**CHALLENGE:** Set the following entries down again exactly, line by line.

**MATERIAL FOR THE TASK:**
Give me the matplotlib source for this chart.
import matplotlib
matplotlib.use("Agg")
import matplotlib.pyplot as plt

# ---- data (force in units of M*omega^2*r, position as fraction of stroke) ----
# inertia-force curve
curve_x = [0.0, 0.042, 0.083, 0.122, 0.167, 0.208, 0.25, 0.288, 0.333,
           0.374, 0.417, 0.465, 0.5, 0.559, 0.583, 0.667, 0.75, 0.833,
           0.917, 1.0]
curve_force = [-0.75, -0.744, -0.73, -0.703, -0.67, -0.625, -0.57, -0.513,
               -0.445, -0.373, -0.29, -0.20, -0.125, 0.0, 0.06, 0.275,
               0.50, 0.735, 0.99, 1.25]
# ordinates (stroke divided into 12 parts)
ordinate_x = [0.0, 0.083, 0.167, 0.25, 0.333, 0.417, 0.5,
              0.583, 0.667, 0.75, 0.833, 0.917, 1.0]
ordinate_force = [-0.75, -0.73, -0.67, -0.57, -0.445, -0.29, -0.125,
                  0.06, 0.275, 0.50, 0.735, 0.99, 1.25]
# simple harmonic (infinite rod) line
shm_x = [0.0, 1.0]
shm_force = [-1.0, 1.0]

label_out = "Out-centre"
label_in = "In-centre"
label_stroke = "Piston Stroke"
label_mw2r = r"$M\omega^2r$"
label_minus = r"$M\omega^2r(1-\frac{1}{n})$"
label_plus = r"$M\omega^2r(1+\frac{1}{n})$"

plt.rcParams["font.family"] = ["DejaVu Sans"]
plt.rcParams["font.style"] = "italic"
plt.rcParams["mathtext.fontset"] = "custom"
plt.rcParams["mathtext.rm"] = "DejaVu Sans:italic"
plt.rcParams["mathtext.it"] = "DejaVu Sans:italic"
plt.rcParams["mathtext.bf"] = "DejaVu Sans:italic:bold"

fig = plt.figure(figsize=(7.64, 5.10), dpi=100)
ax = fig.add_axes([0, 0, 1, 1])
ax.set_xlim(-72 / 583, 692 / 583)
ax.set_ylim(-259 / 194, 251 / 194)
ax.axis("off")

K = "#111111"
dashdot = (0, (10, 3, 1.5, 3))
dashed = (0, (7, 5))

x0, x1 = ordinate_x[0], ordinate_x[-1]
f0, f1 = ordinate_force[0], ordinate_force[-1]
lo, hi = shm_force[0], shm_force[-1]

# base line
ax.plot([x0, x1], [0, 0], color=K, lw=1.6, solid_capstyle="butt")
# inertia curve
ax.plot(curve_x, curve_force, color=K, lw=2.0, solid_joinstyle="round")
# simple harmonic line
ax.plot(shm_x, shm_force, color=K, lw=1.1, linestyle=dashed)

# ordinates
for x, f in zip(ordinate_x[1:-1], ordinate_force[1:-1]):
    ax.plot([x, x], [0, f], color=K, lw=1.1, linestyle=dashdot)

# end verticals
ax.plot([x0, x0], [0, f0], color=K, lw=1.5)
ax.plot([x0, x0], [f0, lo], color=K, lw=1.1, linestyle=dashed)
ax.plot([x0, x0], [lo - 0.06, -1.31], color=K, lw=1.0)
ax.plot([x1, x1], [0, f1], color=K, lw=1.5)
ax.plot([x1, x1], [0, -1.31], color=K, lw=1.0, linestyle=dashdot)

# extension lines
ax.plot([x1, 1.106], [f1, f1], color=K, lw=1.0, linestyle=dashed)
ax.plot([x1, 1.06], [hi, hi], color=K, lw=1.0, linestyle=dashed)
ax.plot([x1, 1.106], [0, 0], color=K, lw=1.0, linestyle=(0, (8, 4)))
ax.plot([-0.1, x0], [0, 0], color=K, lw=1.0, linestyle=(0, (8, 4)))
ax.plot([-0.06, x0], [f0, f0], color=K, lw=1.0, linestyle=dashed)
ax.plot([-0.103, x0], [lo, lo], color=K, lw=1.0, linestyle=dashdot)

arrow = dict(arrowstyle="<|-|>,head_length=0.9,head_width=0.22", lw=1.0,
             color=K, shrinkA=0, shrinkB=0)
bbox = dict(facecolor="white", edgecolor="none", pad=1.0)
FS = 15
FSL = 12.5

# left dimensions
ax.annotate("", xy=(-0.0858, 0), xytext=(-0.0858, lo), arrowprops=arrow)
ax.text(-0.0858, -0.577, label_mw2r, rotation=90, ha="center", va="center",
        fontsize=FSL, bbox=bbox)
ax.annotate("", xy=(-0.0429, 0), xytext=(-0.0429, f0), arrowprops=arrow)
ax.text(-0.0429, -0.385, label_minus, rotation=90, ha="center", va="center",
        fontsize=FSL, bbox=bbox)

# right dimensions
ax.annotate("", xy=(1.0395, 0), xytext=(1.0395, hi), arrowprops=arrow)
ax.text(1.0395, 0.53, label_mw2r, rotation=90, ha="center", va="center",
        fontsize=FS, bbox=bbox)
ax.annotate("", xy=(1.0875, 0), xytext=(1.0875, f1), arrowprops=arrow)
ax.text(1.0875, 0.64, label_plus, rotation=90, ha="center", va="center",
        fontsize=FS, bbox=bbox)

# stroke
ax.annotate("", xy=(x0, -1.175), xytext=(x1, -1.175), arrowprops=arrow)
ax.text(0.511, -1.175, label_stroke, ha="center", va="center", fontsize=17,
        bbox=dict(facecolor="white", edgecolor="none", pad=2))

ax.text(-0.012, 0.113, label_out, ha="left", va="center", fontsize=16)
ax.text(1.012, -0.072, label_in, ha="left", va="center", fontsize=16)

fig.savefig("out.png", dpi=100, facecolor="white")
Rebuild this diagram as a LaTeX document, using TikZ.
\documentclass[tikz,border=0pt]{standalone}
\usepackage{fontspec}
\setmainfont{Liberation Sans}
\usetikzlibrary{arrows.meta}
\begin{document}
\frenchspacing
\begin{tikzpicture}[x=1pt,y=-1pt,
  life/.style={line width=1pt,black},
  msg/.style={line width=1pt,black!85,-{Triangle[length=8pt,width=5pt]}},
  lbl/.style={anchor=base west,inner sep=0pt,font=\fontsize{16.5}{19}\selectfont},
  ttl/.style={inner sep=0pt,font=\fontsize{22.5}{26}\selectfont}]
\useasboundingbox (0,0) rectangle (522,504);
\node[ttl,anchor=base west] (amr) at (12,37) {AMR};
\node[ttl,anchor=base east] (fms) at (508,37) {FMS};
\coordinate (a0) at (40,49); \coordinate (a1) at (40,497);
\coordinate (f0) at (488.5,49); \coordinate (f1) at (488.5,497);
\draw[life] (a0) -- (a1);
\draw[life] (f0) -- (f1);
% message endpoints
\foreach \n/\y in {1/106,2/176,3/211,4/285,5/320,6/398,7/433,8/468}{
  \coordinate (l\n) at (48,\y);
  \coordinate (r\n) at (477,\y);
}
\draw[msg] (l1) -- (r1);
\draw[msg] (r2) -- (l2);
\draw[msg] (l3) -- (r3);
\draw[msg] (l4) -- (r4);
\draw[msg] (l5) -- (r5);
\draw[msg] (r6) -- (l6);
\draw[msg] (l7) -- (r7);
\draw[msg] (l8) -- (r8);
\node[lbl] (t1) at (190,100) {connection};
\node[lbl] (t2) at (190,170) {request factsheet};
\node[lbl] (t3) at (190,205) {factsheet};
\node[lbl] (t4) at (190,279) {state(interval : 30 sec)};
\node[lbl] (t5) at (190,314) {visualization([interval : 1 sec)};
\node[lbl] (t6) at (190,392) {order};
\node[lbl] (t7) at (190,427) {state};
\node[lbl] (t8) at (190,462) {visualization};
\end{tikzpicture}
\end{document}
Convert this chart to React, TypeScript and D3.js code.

**TASK RESPONSE:**
Give me the matplotlib source for this chart.
import matplotlib
matplotlib.use("Agg")
import matplotlib.pyplot as plt

# ---- data (force in units of M*omega^2*r, position as fraction of stroke) ----
# inertia-force curve
curve_x = [0.0, 0.042, 0.083, 0.122, 0.167, 0.208, 0.25, 0.288, 0.333,
           0.374, 0.417, 0.465, 0.5, 0.559, 0.583, 0.667, 0.75, 0.833,
           0.917, 1.0]
curve_force = [-0.75, -0.744, -0.73, -0.703, -0.67, -0.625, -0.57, -0.513,
               -0.445, -0.373, -0.29, -0.20, -0.125, 0.0, 0.06, 0.275,
               0.50, 0.735, 0.99, 1.25]
# ordinates (stroke divided into 12 parts)
ordinate_x = [0.0, 0.083, 0.167, 0.25, 0.333, 0.417, 0.5,
              0.583, 0.667, 0.75, 0.833, 0.917, 1.0]
ordinate_force = [-0.75, -0.73, -0.67, -0.57, -0.445, -0.29, -0.125,
                  0.06, 0.275, 0.50, 0.735, 0.99, 1.25]
# simple harmonic (infinite rod) line
shm_x = [0.0, 1.0]
shm_force = [-1.0, 1.0]

label_out = "Out-centre"
label_in = "In-centre"
label_stroke = "Piston Stroke"
label_mw2r = r"$M\omega^2r$"
label_minus = r"$M\omega^2r(1-\frac{1}{n})$"
label_plus = r"$M\omega^2r(1+\frac{1}{n})$"

plt.rcParams["font.family"] = ["DejaVu Sans"]
plt.rcParams["font.style"] = "italic"
plt.rcParams["mathtext.fontset"] = "custom"
plt.rcParams["mathtext.rm"] = "DejaVu Sans:italic"
plt.rcParams["mathtext.it"] = "DejaVu Sans:italic"
plt.rcParams["mathtext.bf"] = "DejaVu Sans:italic:bold"

fig = plt.figure(figsize=(7.64, 5.10), dpi=100)
ax = fig.add_axes([0, 0, 1, 1])
ax.set_xlim(-72 / 583, 692 / 583)
ax.set_ylim(-259 / 194, 251 / 194)
ax.axis("off")

K = "#111111"
dashdot = (0, (10, 3, 1.5, 3))
dashed = (0, (7, 5))

x0, x1 = ordinate_x[0], ordinate_x[-1]
f0, f1 = ordinate_force[0], ordinate_force[-1]
lo, hi = shm_force[0], shm_force[-1]

# base line
ax.plot([x0, x1], [0, 0], color=K, lw=1.6, solid_capstyle="butt")
# inertia curve
ax.plot(curve_x, curve_force, color=K, lw=2.0, solid_joinstyle="round")
# simple harmonic line
ax.plot(shm_x, shm_force, color=K, lw=1.1, linestyle=dashed)

# ordinates
for x, f in zip(ordinate_x[1:-1], ordinate_force[1:-1]):
    ax.plot([x, x], [0, f], color=K, lw=1.1, linestyle=dashdot)

# end verticals
ax.plot([x0, x0], [0, f0], color=K, lw=1.5)
ax.plot([x0, x0], [f0, lo], color=K, lw=1.1, linestyle=dashed)
ax.plot([x0, x0], [lo - 0.06, -1.31], color=K, lw=1.0)
ax.plot([x1, x1], [0, f1], color=K, lw=1.5)
ax.plot([x1, x1], [0, -1.31], color=K, lw=1.0, linestyle=dashdot)

# extension lines
ax.plot([x1, 1.106], [f1, f1], color=K, lw=1.0, linestyle=dashed)
ax.plot([x1, 1.06], [hi, hi], color=K, lw=1.0, linestyle=dashed)
ax.plot([x1, 1.106], [0, 0], color=K, lw=1.0, linestyle=(0, (8, 4)))
ax.plot([-0.1, x0], [0, 0], color=K, lw=1.0, linestyle=(0, (8, 4)))
ax.plot([-0.06, x0], [f0, f0], color=K, lw=1.0, linestyle=dashed)
ax.plot([-0.103, x0], [lo, lo], color=K, lw=1.0, linestyle=dashdot)

arrow = dict(arrowstyle="<|-|>,head_length=0.9,head_width=0.22", lw=1.0,
             color=K, shrinkA=0, shrinkB=0)
bbox = dict(facecolor="white", edgecolor="none", pad=1.0)
FS = 15
FSL = 12.5

# left dimensions
ax.annotate("", xy=(-0.0858, 0), xytext=(-0.0858, lo), arrowprops=arrow)
ax.text(-0.0858, -0.577, label_mw2r, rotation=90, ha="center", va="center",
        fontsize=FSL, bbox=bbox)
ax.annotate("", xy=(-0.0429, 0), xytext=(-0.0429, f0), arrowprops=arrow)
ax.text(-0.0429, -0.385, label_minus, rotation=90, ha="center", va="center",
        fontsize=FSL, bbox=bbox)

# right dimensions
ax.annotate("", xy=(1.0395, 0), xytext=(1.0395, hi), arrowprops=arrow)
ax.text(1.0395, 0.53, label_mw2r, rotation=90, ha="center", va="center",
        fontsize=FS, bbox=bbox)
ax.annotate("", xy=(1.0875, 0), xytext=(1.0875, f1), arrowprops=arrow)
ax.text(1.0875, 0.64, label_plus, rotation=90, ha="center", va="center",
        fontsize=FS, bbox=bbox)

# stroke
ax.annotate("", xy=(x0, -1.175), xytext=(x1, -1.175), arrowprops=arrow)
ax.text(0.511, -1.175, label_stroke, ha="center", va="center", fontsize=17,
        bbox=dict(facecolor="white", edgecolor="none", pad=2))

ax.text(-0.012, 0.113, label_out, ha="left", va="center", fontsize=16)
ax.text(1.012, -0.072, label_in, ha="left", va="center", fontsize=16)

fig.savefig("out.png", dpi=100, facecolor="white")
Rebuild this diagram as a LaTeX document, using TikZ.
\documentclass[tikz,border=0pt]{standalone}
\usepackage{fontspec}
\setmainfont{Liberation Sans}
\usetikzlibrary{arrows.meta}
\begin{document}
\frenchspacing
\begin{tikzpicture}[x=1pt,y=-1pt,
  life/.style={line width=1pt,black},
  msg/.style={line width=1pt,black!85,-{Triangle[length=8pt,width=5pt]}},
  lbl/.style={anchor=base west,inner sep=0pt,font=\fontsize{16.5}{19}\selectfont},
  ttl/.style={inner sep=0pt,font=\fontsize{22.5}{26}\selectfont}]
\useasboundingbox (0,0) rectangle (522,504);
\node[ttl,anchor=base west] (amr) at (12,37) {AMR};
\node[ttl,anchor=base east] (fms) at (508,37) {FMS};
\coordinate (a0) at (40,49); \coordinate (a1) at (40,497);
\coordinate (f0) at (488.5,49); \coordinate (f1) at (488.5,497);
\draw[life] (a0) -- (a1);
\draw[life] (f0) -- (f1);
% message endpoints
\foreach \n/\y in {1/106,2/176,3/211,4/285,5/320,6/398,7/433,8/468}{
  \coordinate (l\n) at (48,\y);
  \coordinate (r\n) at (477,\y);
}
\draw[msg] (l1) -- (r1);
\draw[msg] (r2) -- (l2);
\draw[msg] (l3) -- (r3);
\draw[msg] (l4) -- (r4);
\draw[msg] (l5) -- (r5);
\draw[msg] (r6) -- (l6);
\draw[msg] (l7) -- (r7);
\draw[msg] (l8) -- (r8);
\node[lbl] (t1) at (190,100) {connection};
\node[lbl] (t2) at (190,170) {request factsheet};
\node[lbl] (t3) at (190,205) {factsheet};
\node[lbl] (t4) at (190,279) {state(interval : 30 sec)};
\node[lbl] (t5) at (190,314) {visualization([interval : 1 sec)};
\node[lbl] (t6) at (190,392) {order};
\node[lbl] (t7) at (190,427) {state};
\node[lbl] (t8) at (190,462) {visualization};
\end{tikzpicture}
\end{document}
Convert this chart to React, TypeScript and D3.js code.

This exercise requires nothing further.